Press releases
PRIME MINISTER URGED TO SAVE BRITISH MAN FROM EXECUTION IN USA
Tracy Housel, who is widely believed to have received an unfair trial, will have been on death row in Georgia for 16 years on 7 February.
He faces becoming the first British national to be executed in the US since the state of Georgia electrocuted Nick Ingram in 1995. On that occasion, Prime Minister John Major failed to intervene and Mr Ingram was executed despite, as was later revealed, clear signs that the state authorities had expected an appeal from Mr Major.
A US Supreme Court ruling – Mr Housel's final judicial hope - is expected by the middle of February, and Amnesty International believes it is vital that Mr Blair makes a representation ahead of this. Failing this, there is a stronger likelihood that an execution date will be set within 10-20 days after the Supreme Court ruling, giving little time for a reprieve.
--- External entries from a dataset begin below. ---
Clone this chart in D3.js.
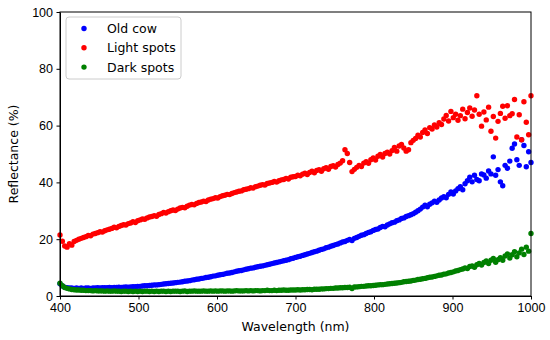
<html>
<head>
  <meta charset="utf-8">
  <style type="text/css">
    body { margin: 0; background: #fff; }
    svg { font-family: "DejaVu Sans", sans-serif; }
    .axis text { font-size: 12.5px; fill: #000; }
    .axis path, .axis line { stroke: #000; stroke-width: 1; }
  </style>
</head>
<body>
<script src="https://d3js.org/d3.v7.min.js"></script>
<script>
  // wavelength grid: 400 to 1000 nm every 3 nm
  var wavelengths = d3.range(400, 1001, 3);

  var oldCow = [
    4.3, 3.5, 3.1, 2.9, 2.8, 2.8, 2.7, 2.8, 2.7, 2.8,
    2.7, 2.8, 2.8, 2.7, 2.8, 2.8, 2.9, 2.8, 2.9, 2.9,
    2.9, 3.0, 2.9, 3.0, 3.0, 3.1, 3.0, 3.1, 3.2, 3.1,
    3.2, 3.3, 3.3, 3.4, 3.4, 3.5, 3.6, 3.6, 3.7, 3.8,
    3.9, 3.9, 4.0, 4.1, 4.2, 4.3, 4.4, 4.5, 4.6, 4.7,
    4.8, 4.9, 5.0, 5.2, 5.3, 5.4, 5.6, 5.7, 5.9, 6.0,
    6.2, 6.3, 6.5, 6.6, 6.8, 7.0, 7.1, 7.3, 7.5, 7.6,
    7.8, 8.0, 8.1, 8.3, 8.5, 8.7, 8.9, 9.0, 9.2, 9.4,
    9.6, 9.8, 9.9, 10.1, 10.3, 10.5, 10.6, 10.8, 11.0, 11.2,
    11.4, 11.6, 11.8, 12.0, 12.2, 12.4, 12.6, 12.8, 13.1, 13.3,
    13.6, 13.8, 14.0, 14.3, 14.5, 14.8, 15.0, 15.3, 15.6, 15.8,
    16.1, 16.4, 16.6, 17.0, 17.2, 17.5, 17.8, 18.1, 18.3, 18.7,
    19.0, 19.2, 19.6, 19.9, 19.5, 20.3, 20.6, 21.0, 21.4, 21.6,
    22.0, 22.4, 22.6, 23.1, 23.4, 23.6, 24.1, 24.5, 24.4, 25.0,
    25.4, 25.8, 26.0, 26.5, 26.8, 27.3, 27.5, 28.0, 28.3, 28.6,
    29.0, 29.5, 30.0, 30.6, 31.3, 32.0, 31.4, 32.3, 32.8, 33.4,
    33.0, 33.8, 34.5, 35.0, 34.6, 35.8, 36.6, 35.9, 37.0, 37.8,
    38.5, 37.4, 39.5, 40.6, 41.8, 40.2, 42.5, 41.0, 40.6, 43.0,
    42.6, 41.5, 44.0, 43.0, 49.0, 42.5, 44.5, 40.2, 38.8, 46.0,
    45.0, 47.5, 52.0, 53.5, 48.0, 46.0, 55.0, 53.0, 45.5, 50.8,
    47.0
  ];

  var lightSpots = [
    21.5, 19.3, 17.6, 17.2, 18.4, 17.9, 19.2, 19.6, 20.0, 20.3,
    20.6, 20.9, 21.3, 21.2, 21.8, 22.0, 22.3, 22.6, 22.5, 23.0,
    23.3, 23.5, 23.8, 24.2, 24.0, 24.5, 24.8, 25.1, 25.0, 25.5,
    25.7, 26.2, 25.9, 26.5, 26.8, 27.1, 27.0, 27.5, 27.8, 28.0,
    28.3, 28.1, 28.7, 29.0, 29.4, 29.2, 29.7, 30.0, 30.3, 30.1,
    30.6, 31.0, 31.2, 31.1, 31.6, 32.0, 32.2, 32.1, 32.6, 32.9,
    33.1, 33.4, 33.3, 33.8, 34.1, 34.3, 34.6, 34.5, 35.0, 35.3,
    35.5, 35.8, 35.7, 36.1, 36.4, 36.6, 36.9, 37.0, 37.4, 37.6,
    37.8, 38.1, 38.0, 38.5, 38.7, 39.0, 39.2, 39.1, 39.6, 39.8,
    40.0, 40.3, 40.1, 40.6, 40.9, 41.0, 41.4, 41.2, 41.8, 42.0,
    42.1, 42.5, 42.3, 42.9, 43.2, 42.8, 43.5, 43.9, 43.4, 44.2,
    44.5, 43.9, 44.8, 45.2, 44.6, 45.6, 45.9, 45.4, 46.3, 46.8,
    47.6, 51.5, 50.2, 47.0, 43.8, 44.6, 45.3, 46.0, 45.6, 46.8,
    47.3, 46.7, 48.0, 48.6, 47.9, 49.2, 49.8, 48.9, 50.2, 50.6,
    50.0, 51.2, 52.3, 51.0, 52.8, 53.4, 52.1, 51.0, 51.5, 54.0,
    54.8, 55.5, 56.6, 56.0, 57.6, 58.5, 57.2, 59.3, 58.8, 60.2,
    59.5, 61.0, 60.4, 62.3, 63.6, 61.6, 65.0, 62.8, 64.0, 61.9,
    63.5, 65.8, 62.4, 64.6, 66.2, 63.3, 65.5, 70.5, 64.0, 59.8,
    64.8, 62.0, 66.5, 58.0, 63.2, 55.6, 61.5, 64.3, 66.8, 62.6,
    67.0, 63.5, 64.2, 69.2, 56.0, 63.8, 55.0, 68.4, 61.2, 56.8,
    70.5
  ];

  var darkSpots = [
    4.5, 3.6, 3.0, 2.7, 2.5, 2.3, 2.2, 2.1, 2.1, 2.0,
    2.0, 1.9, 1.9, 1.9, 1.8, 1.9, 1.8, 1.8, 1.8, 1.7,
    1.8, 1.7, 1.7, 1.8, 1.7, 1.7, 1.6, 1.7, 1.7, 1.6,
    1.7, 1.6, 1.7, 1.6, 1.7, 1.6, 1.7, 1.7, 1.6, 1.7,
    1.6, 1.7, 1.6, 1.7, 1.7, 1.6, 1.7, 1.6, 1.7, 1.7,
    1.7, 1.6, 1.7, 1.8, 1.6, 1.7, 1.7, 1.8, 1.7, 1.7,
    1.7, 1.8, 1.7, 1.7, 1.8, 1.7, 1.8, 1.7, 1.8, 1.8,
    1.7, 1.8, 1.8, 1.7, 1.8, 1.9, 1.8, 1.8, 1.8, 1.9,
    1.8, 1.9, 1.8, 1.9, 1.9, 1.8, 1.9, 1.9, 2.0, 1.9,
    1.9, 2.0, 1.9, 2.0, 2.0, 2.1, 2.0, 2.0, 2.1, 2.1,
    2.1, 2.2, 2.1, 2.2, 2.2, 2.3, 2.3, 2.2, 2.4, 2.4,
    2.4, 2.5, 2.5, 2.6, 2.6, 2.7, 2.7, 2.8, 2.8, 2.9,
    2.9, 3.0, 3.0, 3.1, 2.6, 3.2, 3.2, 3.3, 3.4, 3.4,
    3.5, 3.6, 3.6, 3.7, 3.8, 3.9, 4.0, 4.0, 4.1, 4.2,
    4.3, 4.4, 4.5, 4.6, 4.7, 4.8, 5.0, 5.1, 5.2, 5.3,
    5.5, 5.6, 5.8, 5.9, 6.1, 6.2, 6.4, 6.6, 6.7, 6.9,
    7.1, 7.3, 7.4, 7.7, 7.8, 8.1, 8.3, 8.5, 8.8, 9.0,
    9.3, 9.5, 9.9, 9.7, 10.4, 10.6, 10.1, 11.0, 11.5, 10.9,
    11.8, 12.3, 11.4, 12.6, 13.2, 11.9, 12.8, 13.5, 12.6, 14.1,
    14.8, 13.4, 14.5, 15.6, 13.8, 15.2, 16.5, 14.6, 17.2, 15.8,
    22.0
  ];

  var seriesNames = ["Old cow", "Light spots", "Dark spots"];
  var seriesColors = ["#0000ff", "#ff0000", "#008000"];
  var xTicks = [400, 500, 600, 700, 800, 900, 1000];
  var yTicks = [0, 20, 40, 60, 80, 100];

  var margin = { top: 12, right: 19, bottom: 44, left: 60 }
    , width = 550 - margin.left - margin.right
    , height = 340 - margin.top - margin.bottom;

  var xScale = d3.scaleLinear().domain([400, 1000]).range([0, width]);
  var yScale = d3.scaleLinear().domain([0, 100]).range([height, 0]);

  var svg = d3.select("body").append("svg")
    .attr("width", 550)
    .attr("height", 340)
    .append("g")
    .attr("transform", "translate(" + margin.left + "," + margin.top + ")");

  var allSeries = [oldCow, lightSpots, darkSpots];
  allSeries.forEach(function (vals, s) {
    var pts = wavelengths.map(function (w, i) { return { x: w, y: vals[i] }; });
    svg.append("g").selectAll("circle")
      .data(pts)
      .enter()
      .append("circle")
      .attr("cx", function (d) { return xScale(d.x); })
      .attr("cy", function (d) { return yScale(d.y); })
      .attr("r", 2.7)
      .attr("fill", seriesColors[s]);
  });

  svg.append("g")
    .attr("class", "x axis")
    .attr("transform", "translate(0," + height + ")")
    .call(d3.axisBottom(xScale).tickValues(xTicks).tickFormat(d3.format("d"))
      .tickSizeInner(3.5).tickSizeOuter(0).tickPadding(3.5));

  svg.append("g")
    .attr("class", "y axis")
    .call(d3.axisLeft(yScale).tickValues(yTicks).tickFormat(d3.format("d"))
      .tickSizeInner(3.5).tickSizeOuter(0).tickPadding(3.5));

  // frame (top and right spines)
  svg.append("rect")
    .attr("x", 0).attr("y", 0)
    .attr("width", width).attr("height", height)
    .attr("fill", "none").attr("stroke", "#000").attr("stroke-width", 1);

  svg.append("text")
    .attr("x", width / 2)
    .attr("y", height + 35)
    .attr("text-anchor", "middle")
    .style("font-size", "12.5px")
    .text("Wavelength (nm)");

  svg.append("text")
    .attr("transform", "translate(" + (-42) + "," + (height / 2) + ") rotate(-90)")
    .attr("text-anchor", "middle")
    .style("font-size", "12.5px")
    .text("Reflectance (%)");

  // legend
  var legend = svg.append("g").attr("transform", "translate(6,5)");
  legend.append("rect")
    .attr("width", 115).attr("height", 62).attr("rx", 3)
    .attr("fill", "#fff").attr("fill-opacity", 0.8)
    .attr("stroke", "#cccccc").attr("stroke-width", 1);
  seriesNames.forEach(function (name, i) {
    legend.append("circle")
      .attr("cx", 18).attr("cy", 11.5 + i * 19.3)
      .attr("r", 2.7).attr("fill", seriesColors[i]);
    legend.append("text")
      .attr("x", 41).attr("y", 16 + i * 19.3)
      .style("font-size", "12.5px")
      .text(name);
  });
</script>
</body>
</html>
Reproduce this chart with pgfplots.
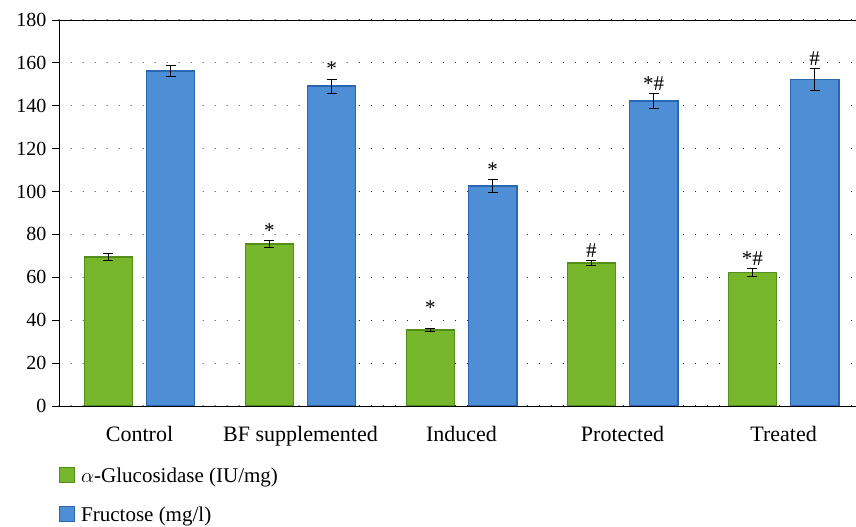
\documentclass[border=0pt]{standalone}
\usepackage{fontspec}
\setmainfont{Liberation Serif}
\usepackage{pgfplots}
\pgfplotsset{compat=1.18}
\definecolor{gdark}{RGB}{82,142,25}
\definecolor{gmid}{RGB}{118,182,42}
\definecolor{bdark}{RGB}{42,102,178}
\definecolor{bmid}{RGB}{78,142,212}
\begin{document}
\begin{tikzpicture}
\begin{axis}[
  name=ax,
  scale only axis,
  width=797pt, height=386pt,
  xmin=-0.5, xmax=4.45,
  ymin=0, ymax=180,
  ytick={0,20,...,180},
  yticklabels={0,20,40,60,80,100,120,140,160,180},
  xtick={0,1,2,3,4},
  xticklabels={Control,BF supplemented,Induced,Protected,Treated},
  extra x ticks={0.5,1.5,2.5,3.5},
  extra x tick labels={},
  extra x tick style={major tick length=6pt, tick style={black, line width=0.8pt}},
  major x tick style={draw=none},
  axis x line*=bottom,
  axis y line*=left,
  axis line style={black, line width=0.9pt, -},
  tick align=outside,
  ytick style={black, line width=0.8pt},
  major tick length=7pt,
  ymajorgrids,
  grid style={black, line width=1pt, dash pattern=on 0.01pt off 12pt, line cap=round},
  every y tick label/.append style={font=\fontsize{20}{22}\selectfont, xshift=-2pt},
  every x tick label/.append style={font=\fontsize{22}{26}\selectfont, yshift=-10pt},
  ybar,
  bar width=0.30,
  legend style={at={(0,-0.155)}, anchor=north west, draw=none,
    font=\fontsize{21}{25}\selectfont, row sep=19pt, legend cell align=left,
    inner sep=0pt, nodes={inner xsep=6pt}},
  legend image code/.code={\draw[#1, line width=1pt] (0.5pt,-6.5pt) rectangle (15.5pt,8.5pt);},
  error bars/error bar style={black, line width=0.8pt},
  error bars/error mark options={rotate=90, black, mark size=5pt, line width=0.8pt},
]
\addplot[bar shift=-0.193, fill=gmid, draw=gdark, line width=1.5pt,
  error bars/.cd, y dir=both, y explicit]
  coordinates {(0,69.5) +- (0,1.5) (1,75.5) +- (0,1.5) (2,35.4) +- (0,0.8) (3,66.7) +- (0,1.0) (4,62.3) +- (0,2.0)};
\addplot[bar shift=0.193, fill=bmid, draw=bdark, line width=1.5pt,
  error bars/.cd, y dir=both, y explicit]
  coordinates {(0,156.2) +- (0,2.5) (1,149.2) +- (0,3.2) (2,102.5) +- (0,3.0) (3,142.3) +- (0,3.3) (4,152.2) +- (0,5.0)};
\legend{$\alpha$-Glucosidase (IU/mg), Fructose (mg/l)}
\draw[black, line width=0.9pt] (rel axis cs:0,1) -- (rel axis cs:1,1);
\begin{scope}[every node/.style={font=\fontsize{21}{24}\selectfont, anchor=south, inner sep=1pt}]
\node at (axis cs:0.807,78) {*};
\node at (axis cs:1.193,153.5) {*};
\node at (axis cs:1.807,42) {*};
\node at (axis cs:2.193,106.5) {*};
\node at (axis cs:2.807,68.5) {\#};
\node at (axis cs:3.193,146.5) {*\#};
\node at (axis cs:3.807,65) {*\#};
\node at (axis cs:4.193,158) {\#};
\end{scope}
\end{axis}
\pgfresetboundingbox
\path ([xshift=-59pt,yshift=-121pt]ax.south west) rectangle ([yshift=20pt]ax.north east);
\end{tikzpicture}
\end{document}
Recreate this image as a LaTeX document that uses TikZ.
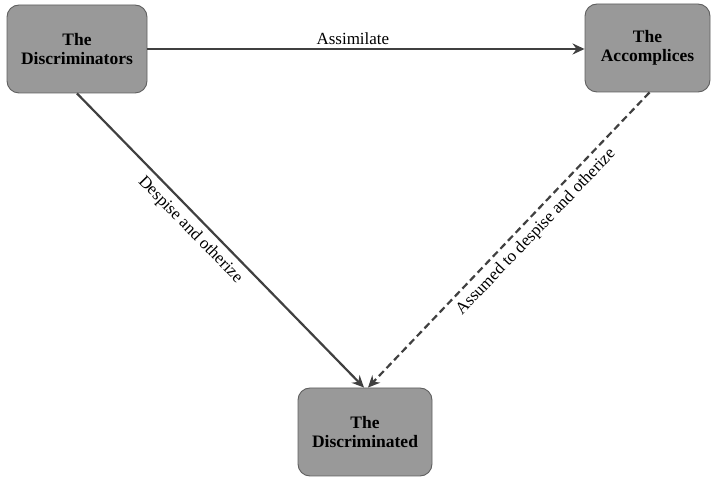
\documentclass[tikz,border=0pt]{standalone}
\usepackage{fontspec}
\setmainfont{Liberation Serif}
\usetikzlibrary{arrows.meta}
\definecolor{boxfill}{RGB}{153,153,153}
\definecolor{boxline}{RGB}{95,95,95}
\definecolor{arrowcol}{RGB}{64,64,64}
\tikzset{
  actor/.style={draw=boxline, line width=0.9pt, fill=boxfill, rounded corners=12pt,
    align=center, font=\bfseries\fontsize{17.5}{19}\selectfont, inner sep=0pt},
  conn/.style={draw=arrowcol, line width=2.2pt, -{Stealth[length=12pt,width=11pt,inset=4pt]}},
  dashconn/.style={conn, dash pattern=on 7pt off 4pt},
  lbl/.style={font=\fontsize{17}{19}\selectfont, text=black, inner sep=3pt},
  slbl/.style={lbl, sloped, below, inner sep=5.5pt}
}
\begin{document}
\begin{tikzpicture}[x=1pt,y=-1pt]
\useasboundingbox (0,0) rectangle (713,478);
\node[actor, minimum width=140pt, minimum height=88pt] (d) at (77,49) {The\\Discriminators};
\node[actor, minimum width=125pt, minimum height=88pt] (a) at (647.5,48) {The\\Accomplices};
\node[actor, minimum width=134pt, minimum height=88pt] (m) at (365,432) {The\\Discriminated};
\draw[conn] (d.east) -- node[lbl, above, pos=0.47] {Assimilate} (d.east -| a.west);
\draw[conn] (d.south) -- node[slbl, pos=0.43] {Despise and otherize} ([xshift=-1pt]m.north);
\draw[dashconn] ([xshift=2pt]a.south) -- node[slbl, pos=0.44] {Assumed to despise and otherize} ([xshift=3pt]m.north);
\end{tikzpicture}
\end{document}
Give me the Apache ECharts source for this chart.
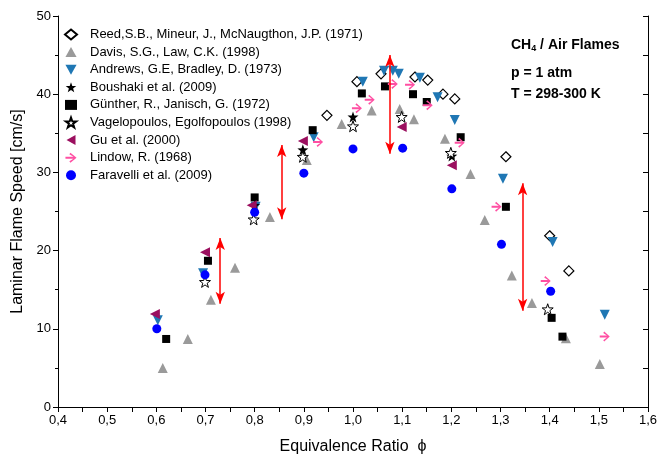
<!DOCTYPE html>
<html><head><meta charset="utf-8">
<script src="https://cdn.jsdelivr.net/npm/echarts@6/dist/echarts.min.js"></script>
<style>html,body{margin:0;padding:0;background:#fff}#c{width:657px;height:457px}</style>
</head><body><div id="c"></div>
<script>
const seriesNames = ['Reed,S.B., Mineur, J., McNaugthon, J.P. (1971)','Davis, S.G., Law, C.K. (1998)','Andrews, G.E, Bradley, D. (1973)','Boushaki et al. (2009)','Günther, R., Janisch, G. (1972)','Vagelopoulos, Egolfopoulos (1998)','Gu et al. (2000)','Lindow, R. (1968)','Faravelli et al. (2009)'];
const reed = [[0.947,37.3],[1.008,41.6],[1.057,42.6],[1.126,42.2],[1.152,41.8],[1.183,40.0],[1.207,39.4],[1.311,32.0],[1.40,21.9],[1.439,17.4]];
const davis = [[0.613,5.0],[0.664,8.7],[0.711,13.7],[0.76,17.8],[0.831,24.3],[0.906,31.6],[0.977,36.2],[1.038,37.9],[1.095,38.1],[1.124,36.8],[1.187,34.3],[1.239,29.8],[1.268,23.9],[1.323,16.8],[1.364,13.3],[1.433,8.8],[1.502,5.5]];
const andrews = [[0.603,11.1],[0.695,17.1],[0.802,25.6],[0.92,34.5],[1.02,41.6],[1.063,43.0],[1.081,43.0],[1.093,42.6],[1.136,42.1],[1.172,39.6],[1.207,36.7],[1.305,29.2],[1.406,21.1],[1.512,11.8]];
const boushaki = [[0.8,25.8],[0.898,32.9],[1.0,37.1],[1.201,32.1]];
const gunther = [[0.62,8.7],[0.705,18.7],[0.8,26.8],[0.918,35.4],[1.018,40.1],[1.065,41.0],[1.122,40.0],[1.15,39.0],[1.219,34.5],[1.311,25.6],[1.404,11.4],[1.426,9.0]];
const vagelopoulos = [[0.699,16.0],[0.798,24.0],[0.898,32.0],[1.0,35.9],[1.099,37.1],[1.199,32.5],[1.396,12.5]];
const gu = [[0.597,11.9],[0.699,19.8],[0.794,25.8],[0.898,34.0],[1.099,35.8],[1.201,30.9]];
const lindow = [[0.929,33.9],[1.008,38.2],[1.034,39.3],[1.081,41.3],[1.116,41.2],[1.152,38.6],[1.217,33.8],[1.292,25.6],[1.392,16.1],[1.512,9.0]];
const faravelli = [[0.601,10.0],[0.699,16.9],[0.8,24.9],[0.9,29.9],[1.0,33.0],[1.101,33.1],[1.201,27.9],[1.302,20.8],[1.402,14.8]];
const arrowX = [0.73,0.855,1.075,1.345];
const arrowLow = [13.2,24.0,32.4,12.3];
const arrowHigh = [21.6,33.5,45.0,28.6];
const xTicks = {min:0.4,max:1.6,step:0.1};
const yTicks = {min:0,max:50,step:10};

const STAR = 'path://M50,0 L61.76,33.82 L97.55,34.55 L69.02,56.18 L79.39,90.45 L50,70 L20.61,90.45 L30.98,56.18 L2.45,34.55 L38.24,33.82 Z';
const HOOK = 'path://M45,5 L100,50 L45,95 L35,82 L72,59 L0,59 L0,41 L72,41 L35,18 Z';
const TRI_UP = 'path://M50,0 L100,90 L0,90 Z';
const TRI_DOWN = 'path://M0,0 L100,0 L50,90 Z';
const TRI_LEFT = 'path://M90,0 L90,100 L0,50 Z';
const FONT = 'Liberation Sans, Arial, sans-serif';

function sc(name, data, symbol, size, color, extra) {
  return Object.assign({
    type:'scatter', name, data, symbol, symbolSize:size,
    itemStyle:{color:color, opacity:1}, xAxisIndex:0, yAxisIndex:0
  }, extra||{});
}
const arrowData = arrowX.map((x,i)=>[{coord:[x,arrowLow[i]]},{coord:[x,arrowHigh[i]]}]);

const series = [
  sc(seriesNames[0], reed, 'diamond', 10, '#fff', {itemStyle:{color:'#fff',borderColor:'#000',borderWidth:1.2,opacity:1}}),
  sc(seriesNames[1], davis, TRI_UP, 10, '#9a9a9a'),
  sc(seriesNames[2], andrews, TRI_DOWN, 10, '#1f77b4'),
  sc(seriesNames[3], boushaki, STAR, 11, '#000'),
  sc(seriesNames[4], gunther, 'rect', 8, '#000'),
  sc(seriesNames[5], vagelopoulos, STAR, 11, '#fff', {itemStyle:{color:'#fff',borderColor:'#000',borderWidth:1,opacity:1}}),
  sc(seriesNames[6], gu, TRI_LEFT, 10, '#9b0f5f'),
  sc(seriesNames[7], lindow, HOOK, 10, '#ff4fa3'),
  sc(seriesNames[8], faravelli, 'circle', 9, '#0000ff'),
  {type:'scatter', name:'arrows', data:[], xAxisIndex:0, yAxisIndex:0, silent:true,
   markLine:{silent:true, symbol:['arrow','arrow'], symbolSize:[7,12], label:{show:false},
     lineStyle:{color:'#ff0000', width:1.5, type:'solid'}, data: arrowData, animation:false}}
];

const chart = echarts.init(document.getElementById('c'), null, {renderer:'canvas'});
chart.setOption({
  animation:false,
  backgroundColor:'#fff',
  textStyle:{fontFamily:FONT},
  grid:{left:58, right:9, top:16, bottom:50, containLabel:false, outerBoundsMode:'none'},
  legend:{
    data: seriesNames, orient:'vertical', left:59, top:23, itemWidth:12, itemHeight:10, itemGap:4.6,
    textStyle:{fontSize:13, color:'#000', fontFamily:FONT, padding:[0,0,0,8]}, selectedMode:false
  },
  xAxis:[
    {type:'value', min:xTicks.min, max:xTicks.max, interval:xTicks.step, position:'bottom',
     name:'Equivalence Ratio  ϕ', nameLocation:'middle', nameGap:32,
     nameTextStyle:{fontSize:16, color:'#000', fontFamily:FONT},
     axisLine:{lineStyle:{color:'#000', width:1}},
     axisTick:{inside:false, length:5, lineStyle:{color:'#000'}},
     minorTick:{show:true, splitNumber:2, length:3, lineStyle:{color:'#000'}},
     splitLine:{show:false},
     axisLabel:{fontSize:13, color:'#000', margin:7, formatter:v=>v.toFixed(1).replace('.',',')}},
    {type:'value', min:xTicks.min, max:xTicks.max, interval:0.05, position:'top',
     axisLine:{lineStyle:{color:'#000', width:1}},
     axisTick:{inside:true, length:5, lineStyle:{color:'#000'}},
     splitLine:{show:false}, axisLabel:{show:false}}
  ],
  yAxis:[
    {type:'value', min:yTicks.min, max:yTicks.max, interval:yTicks.step, position:'left',
     name:'Laminar Flame Speed [cm/s]', nameLocation:'middle', nameGap:31, nameRotate:90,
     nameTextStyle:{fontSize:16, color:'#000', fontFamily:FONT},
     axisLine:{show:true, lineStyle:{color:'#000', width:1}},
     axisTick:{show:true, inside:false, length:5, lineStyle:{color:'#000'}},
     minorTick:{show:true, splitNumber:2, length:3, lineStyle:{color:'#000'}},
     splitLine:{show:false},
     axisLabel:{fontSize:13, color:'#000', margin:7}},
    {type:'value', min:yTicks.min, max:yTicks.max, interval:5, position:'right',
     axisLine:{show:true, lineStyle:{color:'#000', width:1}},
     axisTick:{show:true, inside:true, length:5, lineStyle:{color:'#000'}},
     splitLine:{show:false}, axisLabel:{show:false}}
  ],
  graphic:[
    {type:'text', left:511, top:38, style:{
      text:'{a|CH}{s|4}{a| / Air Flames}',
      rich:{a:{fontSize:14, fontWeight:'bold', fontFamily:FONT, fill:'#000'},
            s:{fontSize:9, fontWeight:'bold', fontFamily:FONT, fill:'#000', padding:[8,0,0,0]}}}},
    {type:'text', left:511, top:66, style:{text:'p = 1 atm', font:'bold 14px '+FONT, fill:'#000'}},
    {type:'text', left:511, top:87, style:{text:'T = 298-300 K', font:'bold 14px '+FONT, fill:'#000'}}
  ],
  series: series
});
</script></body></html>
Amnesty International UK Director of Communications Richard Bunting said:
'With UK government concern at possible death sentences for British al-Qa'ida suspects in Guantánamo Bay making the news, there has been a deafening silence from Mr Blair's office over an injustice waiting to happen at the hands of the American authorities.'
Other heads of government have successfully intervened on behalf of their nationals on death row in the US. President Vincente Fox made a personal appeal on behalf of Gerardo Valdez, a Mexican national sentenced to death in Oklahoma. As a result, the Governor of Oklahoma granted a reprieve, after which the Oklahoma Court of Criminal Appeals issued an indefinite stay of execution.
Background
·The jury in Mr Housel's case, where he was represented by a single court-appointed lawyer who had never handled a murder case, did not hear that the defendant was brain-damaged, abused as a child by an alcoholic father, or that at the time of the offence Mr Housel suffered a psychotic episode connected to a medical condition (hypoglycemia). Had this evidence been presented in court a capital sentence would have been unlikely.
·One hundred and twenty-one British MPs have signed an Early Day Motion (EDM) and an Amicus Brief (signed by 106 MPs, the Law Society and the Human Rights Committee of the Bar Council) on behalf of Tracy Housel; this was filed with the US Supreme Court on 22 January 2002.
·Vera Baird MP has sent a letter to all MPs who signed the Amicus Brief requesting that they write to the Prime Minister asking him to intervene personally.
·There are currently over 130 people on Georgia's death row. Twenty-seven prisoners have been executed in Georgia since 1976, with four men executed in the last two months alone.